- **Stated problem**
Restate the whole of the material. Keep every word, and drop the pictures.

== Excerpted records ==

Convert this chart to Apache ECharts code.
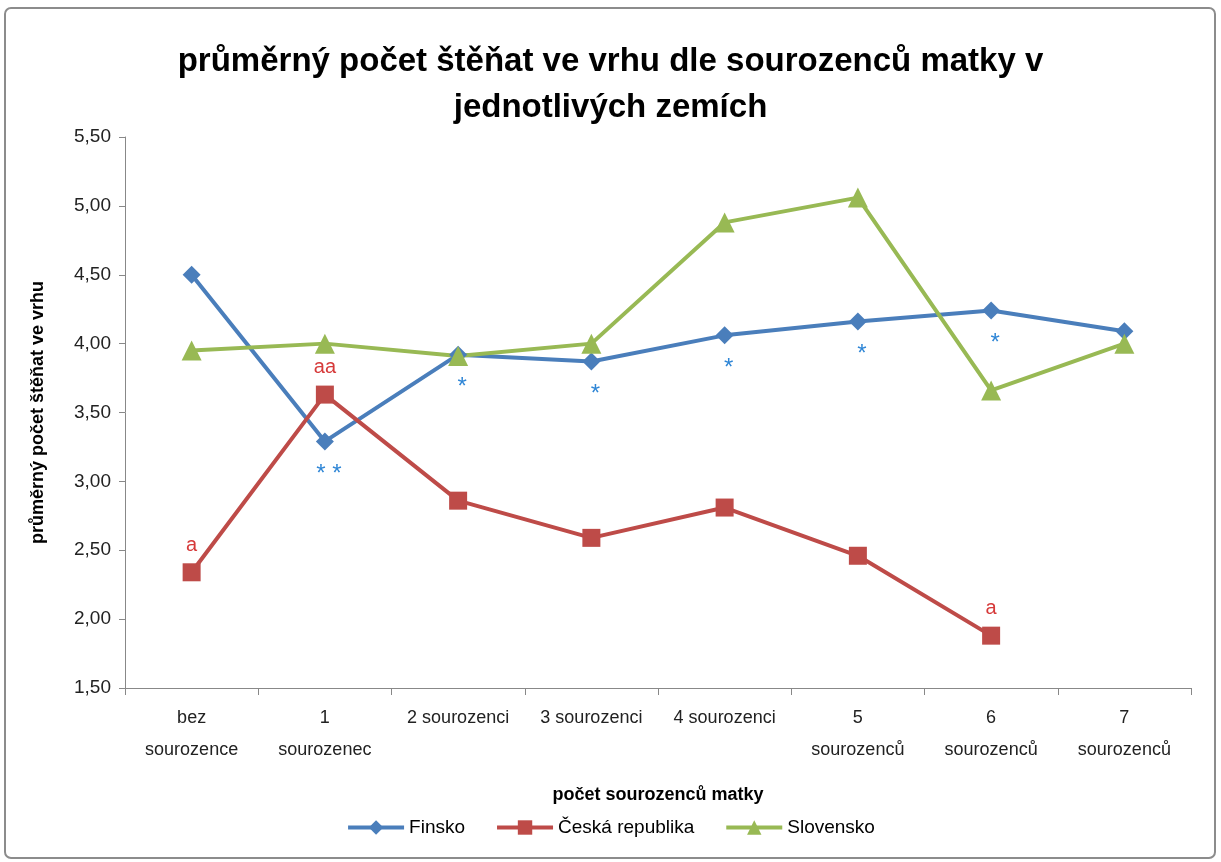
<!DOCTYPE html>
<html><head><meta charset="utf-8">
<script src="https://cdn.jsdelivr.net/npm/echarts@6/dist/echarts.min.js"></script>
<style>html,body{margin:0;padding:0;background:#fff}#c{width:1221px;height:862px}</style>
</head><body><div id="c"></div>
<script>
const categories = ['bez\nsourozence','1\nsourozenec','2 sourozenci','3 sourozenci','4 sourozenci','5\nsourozenců','6\nsourozenců','7\nsourozenců'];
const finsko = [4.50, 3.29, 3.92, 3.87, 4.06, 4.16, 4.24, 4.09];
const ceska = [2.34, 3.63, 2.86, 2.59, 2.81, 2.46, 1.88, null];
const slovensko = [3.95, 4.00, 3.91, 4.00, 4.88, 5.06, 3.66, 4.00];
const finskoNotes = ['', '* *', '*', '*', '*', '*', '*', ''];
const ceskaNotes = ['a', 'aa', '', '', '', '', 'a', ''];
const yTicks = [1.5, 2.0, 2.5, 3.0, 3.5, 4.0, 4.5, 5.0, 5.5];

const FONT = '"Liberation Sans", Arial, sans-serif';
const chart = echarts.init(document.getElementById('c'));

function withNotes(vals, notes, pos, color, size, offset) {
  return vals.map((v, i) => {
    if (!notes[i]) return v;
    return {
      value: v,
      label: { show: true, position: pos, formatter: notes[i], color: color, fontSize: size, fontFamily: FONT, distance: 8, offset: offset || [0,0] }
    };
  });
}

chart.setOption({
  animation: false,
  textStyle: { fontFamily: FONT },
  title: {
    text: 'průměrný počet štěňat ve vrhu dle sourozenců matky v\njednotlivých zemích',
    left: 'center', top: 34,
    textStyle: { fontSize: 33, fontWeight: 'bold', color: '#000', lineHeight: 46, fontFamily: FONT }
  },
  graphic: [{
    type: 'rect', shape: { x: 5, y: 8, width: 1210, height: 850, r: 6 },
    style: { fill: 'none', stroke: '#8c8c8c', lineWidth: 2 }, silent: true, z: -1
  }],
  legend: {
    bottom: 20, left: 'center', itemWidth: 56, itemHeight: 18, itemGap: 30,
    textStyle: { fontSize: 19, color: '#000', fontFamily: FONT },
    lineStyle: { width: 4 },
    data: ['Finsko', 'Česká republika', 'Slovensko']
  },
  grid: { left: 125, right: 30, top: 137, bottom: 174 },
  xAxis: {
    type: 'category', data: categories, boundaryGap: true,
    axisLine: { lineStyle: { color: '#888', width: 1 } },
    axisTick: { show: true, length: 7, lineStyle: { color: '#888' }, alignWithLabel: false },
    axisLabel: { fontSize: 18, color: '#222', lineHeight: 32, margin: 14, interval: 0, fontFamily: FONT },
    name: 'počet sourozenců matky', nameLocation: 'middle', nameGap: 98,
    nameTextStyle: { fontSize: 18, fontWeight: 'bold', color: '#000', fontFamily: FONT }
  },
  yAxis: {
    type: 'value', min: 1.5, max: 5.5, interval: 0.5,
    axisLine: { show: true, lineStyle: { color: '#888', width: 1 } },
    axisTick: { show: true, length: 6, lineStyle: { color: '#888' } },
    splitLine: { show: false },
    axisLabel: { fontSize: 19, color: '#222', margin: 14, fontFamily: FONT,
      formatter: v => v.toFixed(2).replace('.', ',') },
    name: 'průměrný počet štěňat ve vrhu', nameLocation: 'middle', nameGap: 78, nameRotate: 90,
    nameTextStyle: { fontSize: 18, fontWeight: 'bold', color: '#000', fontFamily: FONT }
  },
  series: [
    { name: 'Finsko', type: 'line', data: withNotes(finsko, finskoNotes, 'bottom', '#2f86d6', 24, [4, 4]),
      color: '#4a7ebb', symbol: 'diamond', symbolSize: 18, lineStyle: { width: 4 } },
    { name: 'Česká republika', type: 'line', data: withNotes(ceska, ceskaNotes, 'top', '#d63a3a', 20),
      color: '#be4b48', symbol: 'rect', symbolSize: 18, lineStyle: { width: 4 } },
    { name: 'Slovensko', type: 'line', data: slovensko,
      color: '#98b954', symbol: 'triangle', symbolSize: 20, lineStyle: { width: 4 } }
  ]
});
</script></body></html>
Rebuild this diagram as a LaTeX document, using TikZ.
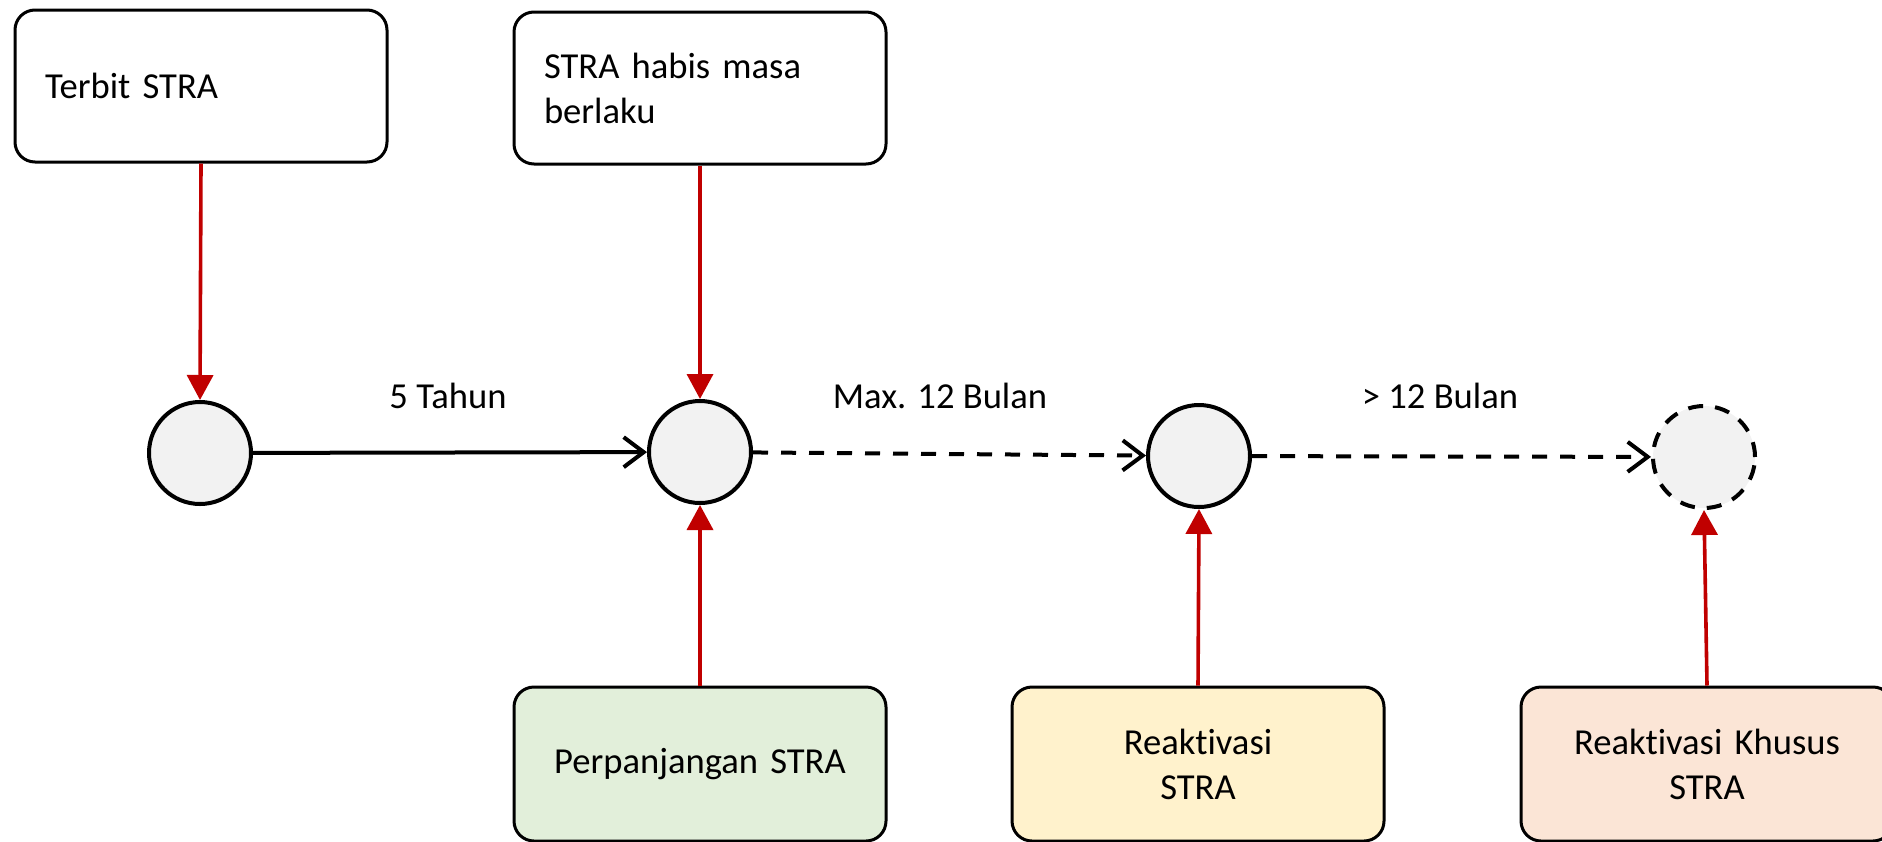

===

- **Answer for this exercise**
Convert this chart to Apache ECharts code.
<!DOCTYPE html>
<html><head><meta charset="utf-8">
<script src="https://cdn.jsdelivr.net/npm/echarts@6/dist/echarts.min.js"></script>
<style>html,body{margin:0;padding:0;background:#fff}#c{width:1221px;height:862px}</style>
</head><body><div id="c"></div>
<script>
const categories = ['bez\nsourozence','1\nsourozenec','2 sourozenci','3 sourozenci','4 sourozenci','5\nsourozenců','6\nsourozenců','7\nsourozenců'];
const finsko = [4.50, 3.29, 3.92, 3.87, 4.06, 4.16, 4.24, 4.09];
const ceska = [2.34, 3.63, 2.86, 2.59, 2.81, 2.46, 1.88, null];
const slovensko = [3.95, 4.00, 3.91, 4.00, 4.88, 5.06, 3.66, 4.00];
const finskoNotes = ['', '* *', '*', '*', '*', '*', '*', ''];
const ceskaNotes = ['a', 'aa', '', '', '', '', 'a', ''];
const yTicks = [1.5, 2.0, 2.5, 3.0, 3.5, 4.0, 4.5, 5.0, 5.5];

const FONT = '"Liberation Sans", Arial, sans-serif';
const chart = echarts.init(document.getElementById('c'));

function withNotes(vals, notes, pos, color, size, offset) {
  return vals.map((v, i) => {
    if (!notes[i]) return v;
    return {
      value: v,
      label: { show: true, position: pos, formatter: notes[i], color: color, fontSize: size, fontFamily: FONT, distance: 8, offset: offset || [0,0] }
    };
  });
}

chart.setOption({
  animation: false,
  textStyle: { fontFamily: FONT },
  title: {
    text: 'průměrný počet štěňat ve vrhu dle sourozenců matky v\njednotlivých zemích',
    left: 'center', top: 34,
    textStyle: { fontSize: 33, fontWeight: 'bold', color: '#000', lineHeight: 46, fontFamily: FONT }
  },
  graphic: [{
    type: 'rect', shape: { x: 5, y: 8, width: 1210, height: 850, r: 6 },
    style: { fill: 'none', stroke: '#8c8c8c', lineWidth: 2 }, silent: true, z: -1
  }],
  legend: {
    bottom: 20, left: 'center', itemWidth: 56, itemHeight: 18, itemGap: 30,
    textStyle: { fontSize: 19, color: '#000', fontFamily: FONT },
    lineStyle: { width: 4 },
    data: ['Finsko', 'Česká republika', 'Slovensko']
  },
  grid: { left: 125, right: 30, top: 137, bottom: 174 },
  xAxis: {
    type: 'category', data: categories, boundaryGap: true,
    axisLine: { lineStyle: { color: '#888', width: 1 } },
    axisTick: { show: true, length: 7, lineStyle: { color: '#888' }, alignWithLabel: false },
    axisLabel: { fontSize: 18, color: '#222', lineHeight: 32, margin: 14, interval: 0, fontFamily: FONT },
    name: 'počet sourozenců matky', nameLocation: 'middle', nameGap: 98,
    nameTextStyle: { fontSize: 18, fontWeight: 'bold', color: '#000', fontFamily: FONT }
  },
  yAxis: {
    type: 'value', min: 1.5, max: 5.5, interval: 0.5,
    axisLine: { show: true, lineStyle: { color: '#888', width: 1 } },
    axisTick: { show: true, length: 6, lineStyle: { color: '#888' } },
    splitLine: { show: false },
    axisLabel: { fontSize: 19, color: '#222', margin: 14, fontFamily: FONT,
      formatter: v => v.toFixed(2).replace('.', ',') },
    name: 'průměrný počet štěňat ve vrhu', nameLocation: 'middle', nameGap: 78, nameRotate: 90,
    nameTextStyle: { fontSize: 18, fontWeight: 'bold', color: '#000', fontFamily: FONT }
  },
  series: [
    { name: 'Finsko', type: 'line', data: withNotes(finsko, finskoNotes, 'bottom', '#2f86d6', 24, [4, 4]),
      color: '#4a7ebb', symbol: 'diamond', symbolSize: 18, lineStyle: { width: 4 } },
    { name: 'Česká republika', type: 'line', data: withNotes(ceska, ceskaNotes, 'top', '#d63a3a', 20),
      color: '#be4b48', symbol: 'rect', symbolSize: 18, lineStyle: { width: 4 } },
    { name: 'Slovensko', type: 'line', data: slovensko,
      color: '#98b954', symbol: 'triangle', symbolSize: 20, lineStyle: { width: 4 } }
  ]
});
</script></body></html>
Rebuild this diagram as a LaTeX document, using TikZ.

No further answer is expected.